Towards the end of a study hall, I was engaged in light conversation with with a small table of high school students, most of them African Americans. In our conversation which had turned to amusement over some funny happening, one of the students jokingly referred to another by using the N-word. No offense was intended or felt by the snickering students, but I did firmly, though not sternly direct that the term not be used. The student in questioned acknowledged my edict with a quick “OK” and the conversation continued otherwise unabated.
In the course of the rambling discussion, one of the students, a young lady, asked me if I’d ever used the N-word. I demurred from directly answering, but I did try to do what history teachers attempt to do every day.
Conveying relevance to a student of today’s generation the complex reality of his or her grandparent’s times is an act of faith. I explained, or more likely confirmed to the student, that the N-word was until very recently a term that dwelt in the realm of either hate or revulsion. I continued by sharing my observation of how, in what was roughly two generations, I’d witnessed something both perplexing and encouraging. The power of implied control by use of the N-word had been wrested away from bigots, neutralize by its seemingly incessant use in informal language and redefined, at best as a term of endearment and at worst laughable when used as an invective. Ownership of a word had changed in 35 years.
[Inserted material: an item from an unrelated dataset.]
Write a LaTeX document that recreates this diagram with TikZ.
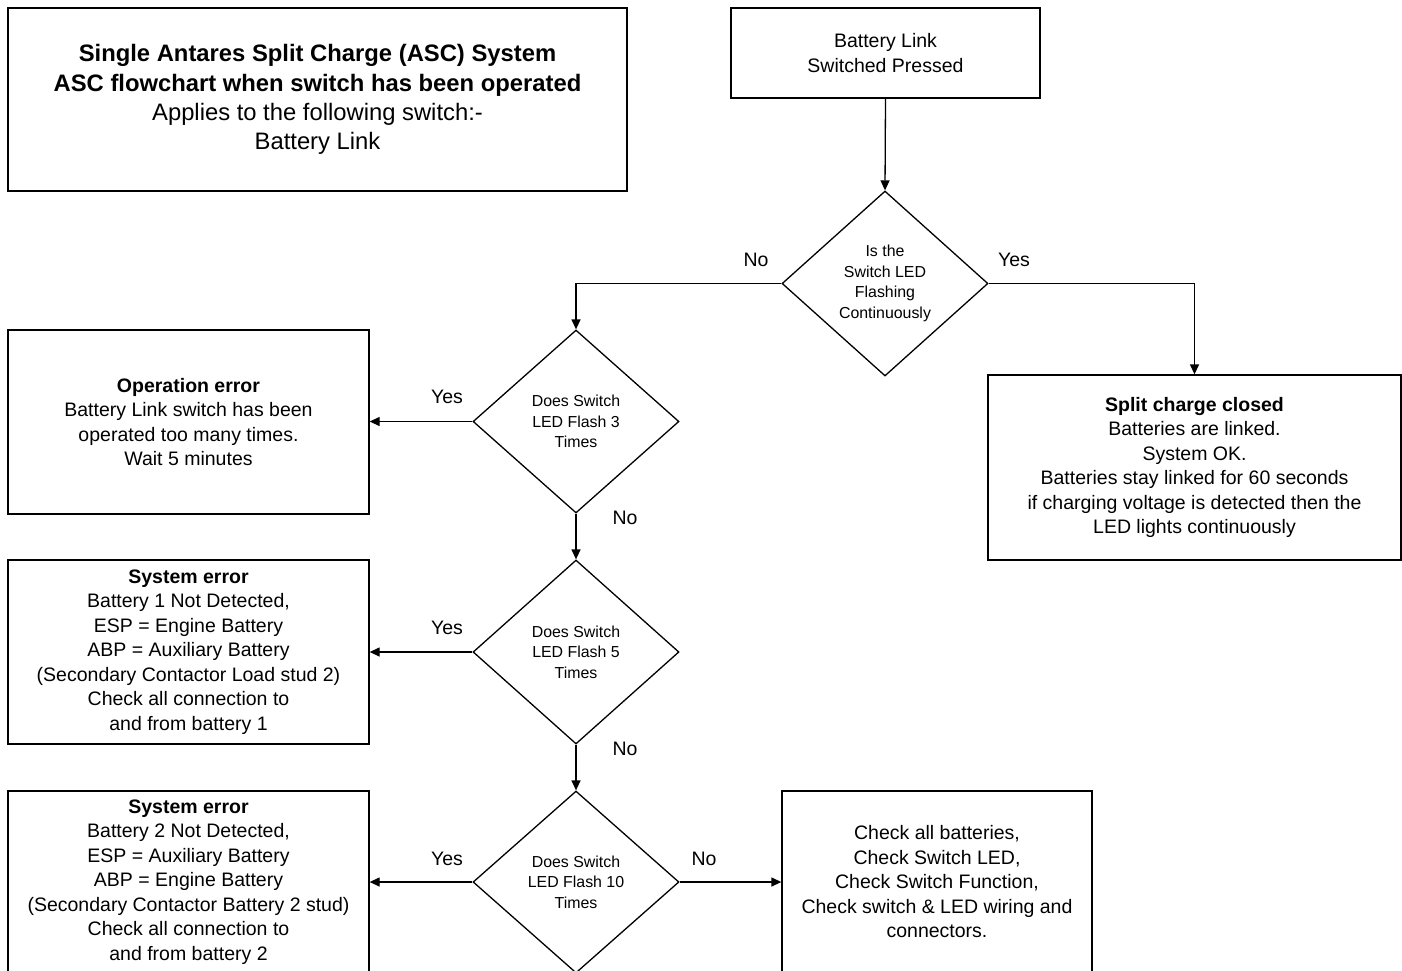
\documentclass[tikz,border=0pt]{standalone}
\usepackage{fontspec}
\setmainfont{Liberation Sans}
\usetikzlibrary{shapes.geometric,arrows.meta}
\tikzset{
  box/.style={draw, line width=1.3pt, rectangle, inner sep=0pt, align=center,
    font=\fontsize{19.5}{24.5}\selectfont},
  dec/.style={draw, line width=1.3pt, diamond, inner sep=0pt, align=center,
    minimum width=206pt, font=\fontsize{15.9}{20.5}\selectfont},
  arr/.style={line width=1.3pt, -{Triangle[length=10pt,width=9pt]}},
  lbl/.style={inner sep=0pt, font=\fontsize{19.5}{24.5}\selectfont},
}
\begin{document}
\begin{tikzpicture}[x=1pt,y=-1pt]
\useasboundingbox (0,0) rectangle (1402,970);
\clip (0,0) rectangle (1402,970);
\fill[white] (0,0) rectangle (1402,970);

\node[box, minimum width=619pt, minimum height=183pt,
  font=\fontsize{23.8}{29.3}\selectfont] (title) at (317.5,99.5)
  {\textbf{Single Antares Split Charge (ASC) System}\\
   \textbf{ASC flowchart when switch has been operated}\\
   Applies to the following switch:-\\
   Battery Link};

\node[box, minimum width=309pt, minimum height=90pt] (start) at (885.5,53)
  {Battery Link\\Switched Pressed};

\node[dec, minimum height=185pt] (d1) at (885,283.5)
  {Is the\\Switch LED\\Flashing\\Continuously};

\node[box, minimum width=413pt, minimum height=185pt] (split) at (1194.5,467.5)
  {\textbf{Split charge closed}\\Batteries are linked.\\System OK.\\
   Batteries stay linked for 60 seconds\\
   if charging voltage is detected then the\\LED lights continuously};

\node[dec, minimum height=183pt] (d2) at (576,421.5)
  {Does Switch\\LED Flash 3\\Times};

\node[box, minimum width=361pt, minimum height=184pt] (op) at (188.5,422)
  {\textbf{Operation error}\\Battery Link switch has been\\operated too many times.\\Wait 5 minutes};

\node[dec, minimum height=184pt] (d3) at (576,652)
  {Does Switch\\LED Flash 5\\Times};

\node[box, minimum width=361pt, minimum height=184pt] (se1) at (188.5,652)
  {\textbf{System error}\\Battery 1 Not Detected,\\ESP = Engine Battery\\ABP = Auxiliary Battery\\
   (Secondary Contactor Load stud 2)\\Check all connection to\\and from battery 1};

\node[dec, minimum height=182pt] (d4) at (576,882)
  {Does Switch\\LED Flash 10\\Times};

\node[box, minimum width=361pt, minimum height=182pt] (se2) at (188.5,882)
  {\textbf{System error}\\Battery 2 Not Detected,\\ESP = Auxiliary Battery\\ABP = Engine Battery\\
   (Secondary Contactor Battery 2 stud)\\Check all connection to\\and from battery 2};

\node[box, minimum width=310pt, minimum height=182pt] (chk) at (937,882)
  {Check all batteries,\\Check Switch LED,\\Check Switch Function,\\
   Check switch \& LED wiring and\\connectors.};

\draw[arr] (start.south) -- (d1.north);
\draw[arr] (d1.west) -| (d2.north);
\draw[arr] (d1.east) -| (split.north);
\draw[arr] (d2.west) -- (d2.west -| op.east);
\draw[arr] (d2.south) -- (d3.north);
\draw[arr] (d3.west) -- (d3.west -| se1.east);
\draw[arr] (d3.south) -- (d4.north);
\draw[arr] (d4.west) -- (d4.west -| se2.east);
\draw[arr] (d4.east) -- (d4.east -| chk.west);

\node[lbl] (l1) at (756,260) {No};
\node[lbl] (l2) at (1014,260) {Yes};
\node[lbl] (l3) at (447,397) {Yes};
\node[lbl] (l4) at (625,518) {No};
\node[lbl] (l5) at (447,628) {Yes};
\node[lbl] (l6) at (625,749) {No};
\node[lbl] (l7) at (447,859) {Yes};
\node[lbl] (l8) at (704,859) {No};
\end{tikzpicture}
\end{document}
It should be noted that this new management began with activism by African-Americans. So successful was the long effort that today this new management is diverse. The N-word is now used my most of an entire generation, regardless of race. However crude its use, like most slang, the N-word, while still capable of conveying anger and hurt, no longer belongs to a dwindling minority who still hope to derive authority from its use.